JUSTIN FORTIER ’18
Although the weather is getting colder, the time is just right for the annual Cranksgiving charity alley cat bike race. The 11 a.m. event is scheduled to take place on Saturday Nov. 21, at the Trinity College Chapel. An alley cat race is a unique style of competition that combines a traditional bike course merged with a scavenger hunt. While they take place all over the country, this particular race is a charity event to benefit a local food pantry. The original Cranksgiving was founded in 1999 in New York City and has grown into 80 events in distinct cities across the country. As a whole each year, the program provides thousands of meals for hungry families just in time for Thanksgiving.

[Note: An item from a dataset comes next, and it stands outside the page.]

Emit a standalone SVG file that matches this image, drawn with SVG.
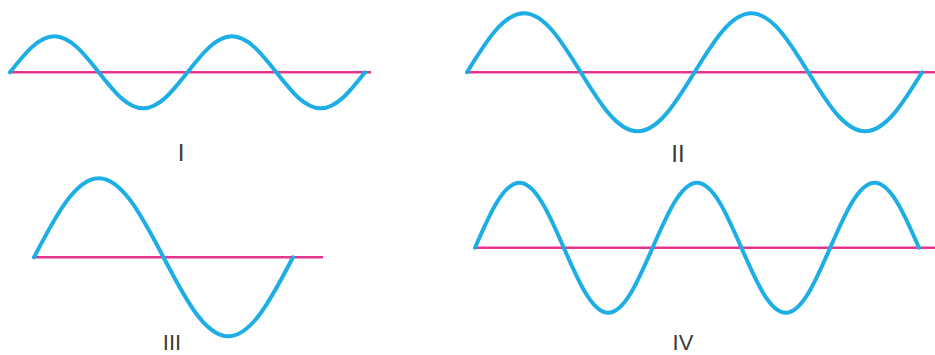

Upon arriving at the Chapel, participants will be able to check in and receive their instructions for the race. As with all Cranksgiving events, there is no set route, just a list of items that must be bought and a list of stores that must be visited in order to complete the race. On average, the race takes about two hours, but a quick cyclist could crank through the event in a shorter amount of time, and race organizers also welcome those who want to take a more leisurely pace. In the few minutes allotted after the instructions have been opened, teams must plan their route carefully.
Each participant is asked to bring about $20 to donate to the Grace Episcopal church food pantry. Each rider is expected to carry the items they collect on the way to the finish line at the church.
Those interested in taking part are strongly advised to bring a bag in which to carry the grocery items, a lock to keep the bike safe when entering the store, as well as a helmet for protection.
When the Hartford race began in 2011, there were only a handful of participants, but last year the number approached 100, and this year, organizers expect to have an even better turn out.
“Last year, I did the Cranksgiving race with my first year seminar, and had a lot of fun. My group came in first for my class and we ended up with a few awesome T-shirt prizes,” a participant told the Tripod. “It was really awesome to see all the food piled high at the pantry once we were done with the race. One racer with a cargo bike must have bought a hundred pounds of groceries to donate.”
The event is still open for registration and organizers are eager for as many people to take part in the event as possible. Many students and faculty have already committed to racing this weekend, and the weather forecast is favorable.